O homem invisível

E se não houvesse nenhum gongo a assinalar a entrada na "twilight zone"? É a ideia mais impressionante de "Amor Suspeito" ("La Moustache"), o filme que Emmanuel Carrère dirigiu baseado num romance de sua autoria, publicado há vinte anos: um mergulho na "twilight zone", seja a que Rod Serling transformou em série de televisão seja outra qualquer, imersão numa zona onde tudo - tudo o que é "real" - vacila, incluindo as identidades e os reconhecimentos.

Compacto, em linha recta, sequíssimo e sem palha nenhuma, "Amor Suspeito" está algures entre Kafka e as histórias de Serling, ou os contos de Roald Dahl ou os nacos de perversidade que Hitchcock apresentava, também na televisão. Um mundo que se vira do avesso por dá cá aquela palha, mas que ao mesmo tempo se mantém exactamente igual.

"Amor Suspeito" é a história de um homem (Vincent Lindon) que decide rapar o bigode. Nos primeiros planos, Lindon toma banho de imersão e, passando-lhe a ideia pela cabeça, pergunta à mulher (Emmanuelle Devos) o que pensa. Ela responde que não sabe o que pensar, sempre o conheceu com bigode. Ele decide-se e rapa o bigode, à nossa frente. Depois vem a improvável crise: a mulher não dá sinal de notar que ele o rapou, os amigos também não, os colegas idem. Nada, nicles, como se nunca tivesse havido bigode - e é aliás o que todos lhe garantem, "nunca tiveste bigode", quando ele ganha coragem para abordar o assunto.

Começa como uma comédia, assim como uma "comédia" é o que Lindon encontra como justificação - um "complot" da família e dos amigos, depois, e é aqui que começa a ser grave, um "complot" do mundo inteiro. É a sua própria existência, e já não apenas a do seu bigode, que está em causa. O espectador segue o arco do riso à angústia, com o gelo de permeio. "Amor Suspeito" é uma espécie de fábula metafísica sobre o modo como um homem se apaga quando tudo em seu redor parece negar as certezas da sua identidade, da sua memória, da sua experiência. O mundo nega-o, e ele nega o mundo - foge para Hong Kong, porque só o que ele não conhece é que não lhe nega a existência. A porta de entrada na "twilight zone" tem dois sentidos, no entanto, e antes do filme acabar voltará a ser cruzada.

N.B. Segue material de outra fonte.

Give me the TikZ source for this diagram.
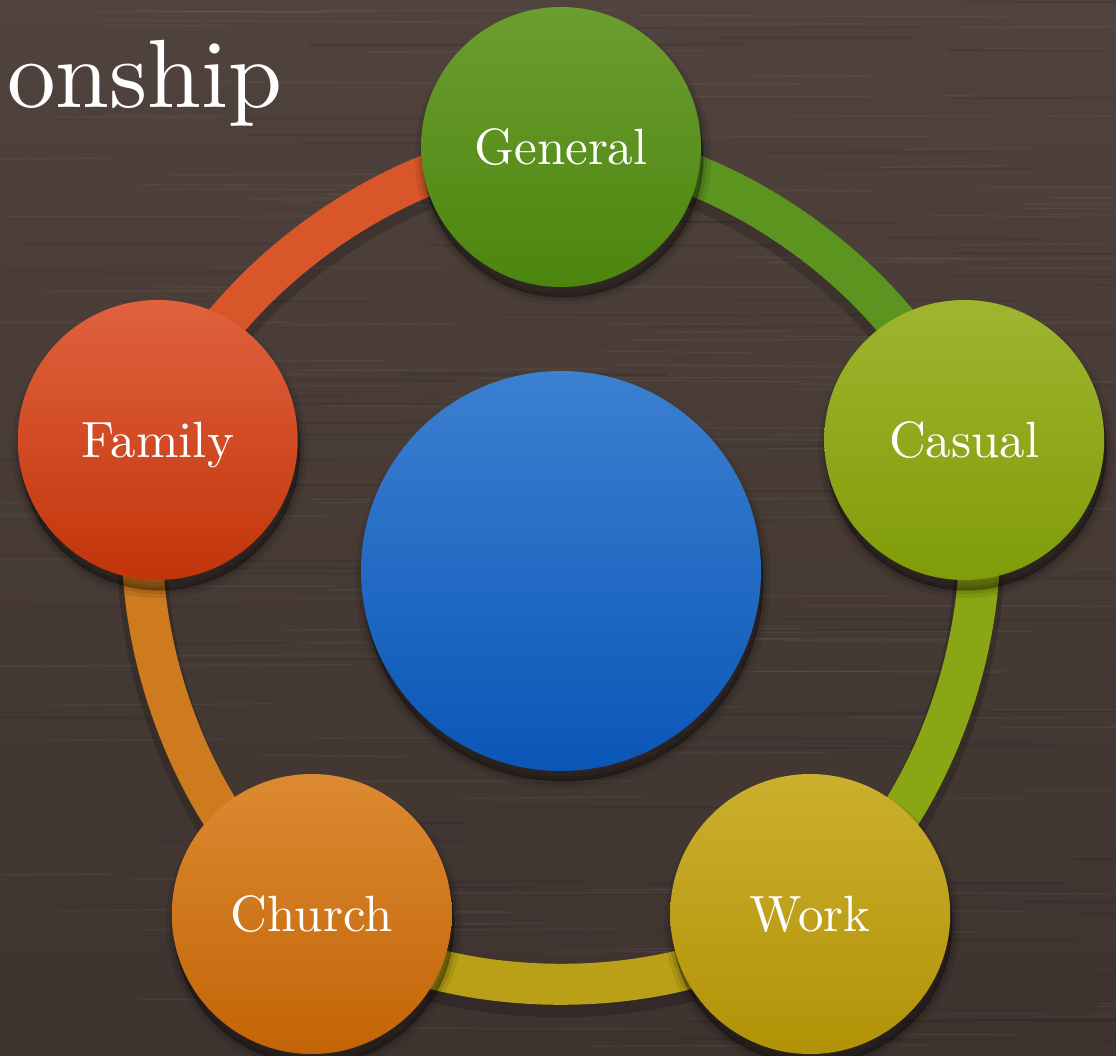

A câmara de Carrère filma esta história com impressionante frieza. E com frieza realista: não se trata só de não assinalar a vacilação, mas sobretudo de não distinguir entre mundos mentais e mundos físicos, entre sanidade e paranóia, entre sono e vigília. Continuidade absoluta, sabemos tanto quanto Lindon, somos tão passageiros como ele - e essa naturalidade do registo de Carrère, que não dá azo à instalação de qualquer clima alegórico, é um dos seus segredos. Toda a perturbação de "Amor Suspeito" nasce da casualidade com que a sua angústia metafísica é apresentada, é sempre pelo anódino que se revela a enormidade. Há um Preminger gelado dos anos 60 ("Bunny Lake is Missing") que se funda numa vertigem assim - uma mulher perde a filha, cuja existência depois toda a gente nega. "Mutatis mutandis", isto é quase um "remake", com outra economia de meios: em vez de uma criança, um bigode.